What they say, and what they think, are slightly different, or often, completely different.

Let me give you a few examples.

When it comes to pre-election posturing and then an actual campaign, if you happen to be living in what they refer to as a "possible swing riding," what it really means is that you'll see a lot of money being spent by the government in your riding leading up to the election writ being dropped. I think that is such a funny phrase I can't imagine what a dropped and squashed writ looks like.. Anyway, what you'll also see are a lot of lawn signs proclaiming the virtues of the nominated candidates.

When a politician refers to his "base support," he or she is talking about the folks who give their campaign a lot of money with the expectation of favours in the future. Hey, it's how democracy works man!

If the politician complains that another politician and his team "are spending taxpayers' money in a senseless and reckless fashion," what he really means, is that they're building a bunch of stuff somewhere else, not in his constituency, and he's not happy.

When one politician calls another politician a fence sitter, what it really means is that he's irritated with the fact that the other guy is actually listening to both sides of the argument, even though he knows his side is obviously the correct one.

If a politician accuses the other of riding the "gravy train," what he really means is that the other politician is getting more donor support. Or the other guy is getting appointed to the senate, and he's not. Again, he's not pleased.

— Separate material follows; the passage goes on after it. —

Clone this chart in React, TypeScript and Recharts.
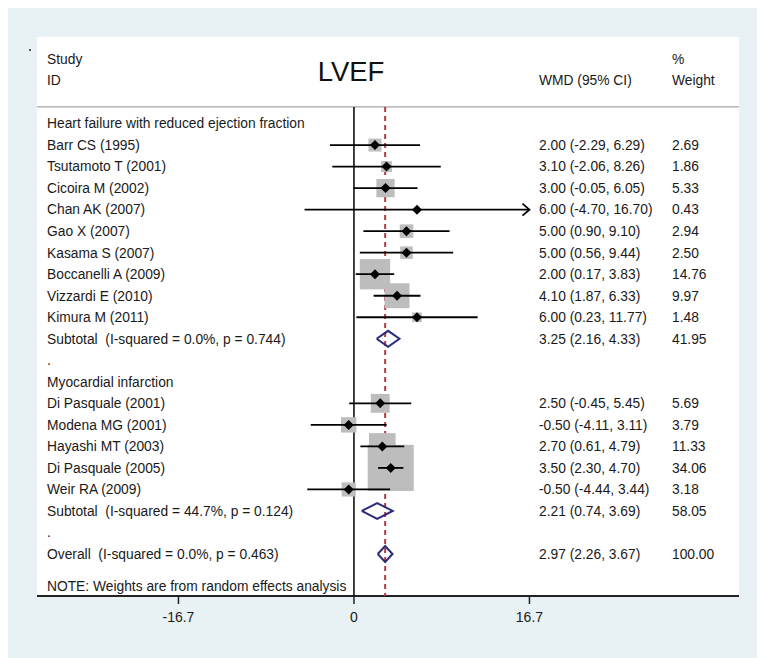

When a politician accuses the other of using spin doctors to deliver his message, what he is saying is that the other guy's speech writers are better than his.

If a politician says he wants to give the issue of the month a "free and open debate," what he really means is that "we'll give it 15 minutes on the House of Commons floor on Friday afternoon when nobody else is around to hear your ridiculous proposal."

What about the spouting of "unfair political advantage?"

That's simple. He's pointing out that the other guy comes from a province that has more seats in the House of Commons. It can also mean that the other guy is from Alberta.

When a politician takes the supposed high road, touting "principled foreign policy," what he really means is "you're on your own (name a foreign country), and besides we're out of cash."

When a politico spouts the phrase about "regional economic interests," he's really saying, "give us a reason to give you money so we can buy your votes."

And finally, any "multilateral agreement," actually translates into something like, "someone else wanted in on the deal and we couldn't stop them because they're bigger and smarter than us."

So you see dear diary, it's all in the translation.